Une étude kényane intéressante a analysé 180 000 articles d’actualités sur Facebook et Instagram de 16 des principaux médias d’information du Kenya en 2019. Les histoires qui suscitaient le plus d’intérêt sur ces plateformes étaient celles qui présentaient un « intérêt humain », comme celles concernant l’enseignant kényan qui a remporté le Global Teacher Prize en 2019 et le chômeur qui a obtenu un diplôme universitaire et un emploi. Ces histoires étaient populaires parce qu’elles étaient racontables, inspirantes, amusantes et informatives. Les histoires étaient un autre type de nouvelles, souvent définies comme des « soft news ».
Les « soft news » sont le type de contenu que diffusent les blogueurs et les blogueurs médias comme Marie Mbullu, qui dirige une chaîne de « bonnes nouvelles » sur TikTok.
Il existe une demande pour ce type de contenu.

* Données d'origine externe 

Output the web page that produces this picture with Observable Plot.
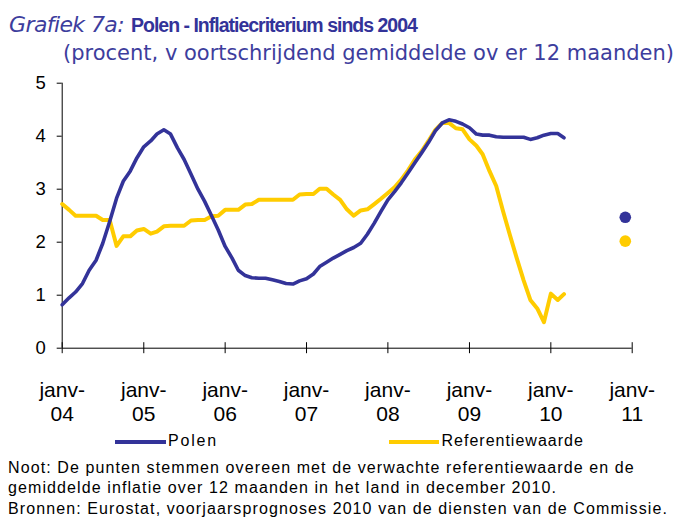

Sa plateforme, Habari Njema, entièrement consacrée à l’Afrique, compte plus d’un demi-million d’adeptes et ses messages sont vus par 4,9 millions de personnes. Cela représente une influence supérieure à celle de certaines des plus grandes marques de médias en Afrique.
D’autres approches pour contrer les mauvaises nouvelles évoluent au sein même du secteur. Nous observons des tendances journalistiques progressistes telles que le « journalisme de solutions » et le « journalisme constructif », qui tentent de modifier les pratiques des salles de presse.
De l’indépendance des médias
Elles brisent le cycle de l’information négative en créant de nouvelles approches narratives qui apportent une solution et un aspect constructif à la manière dont une histoire est racontée. Et les médias qui les adoptent constatent un meilleur engagement envers le contenu qui en résulte.
J’entends les opposants qui affirment que toute politique ou loi qui tente d’interférer dans l’indépendance éditoriale est une répression des libertés des médias. J’entends aussi l’argument selon lequel les organisations de médias sont débordées. Attendons-nous sérieusement d’elles qu’elles aillent chercher des nouvelles positives en plus de leur agenda habituel, alors qu’elles doivent faire face à des salles de rédaction de plus en plus petites et à des revenus en baisse ?
Oui, car les médias exercent une grande influence dans le monde et ont un rôle à jouer dans la construction des nations, en particulier sur un continent dont la jeunesse en a désespérément besoin. Et le fait d’avoir des lois qui guident les médias ne signifie pas toujours qu’il y a un programme répressif et autoritaire derrière elles. De nombreux pays ont des règles qui régissent la production de leur secteur de la radiodiffusion et celles-ci sont largement conçues pour protéger et promouvoir la programmation locale.
L’Afrique du Sud a mis en œuvre une loi sur le contenu local qui oblige les chaînes de télévision publiques à avoir au moins 30% de contenu local et les stations de radio au moins 20%. Le résultat est que le contenu télévisuel reflète désormais les expériences de vie, les cultures, les langues et les aspirations d’un plus grand nombre de Sud-Africains et facilite les opportunités économiques pour les producteurs de contenu local. Tout le monde y gagne.
Et je ne vois pas pourquoi des lois similaires ne pourraient pas être introduites pour les bonnes nouvelles dans un secteur qui colporte les mauvaises nouvelles. En donnant aux consommateurs plus de ce qu’ils veulent, les médias produiront plus de ce qu’ils veulent : une audience plus importante et un meilleur engagement vis-à-vis de leur contenu.
Peut-être n’est-ce pas une idée si radicale après tout…
Moky Makura est une auteure, journaliste, actrice et femme d’affaires nigériane qui est directrice exécutive d’Africa No Filter, une organisation visant à induire des changements en Afrique au moyen des médias de masse.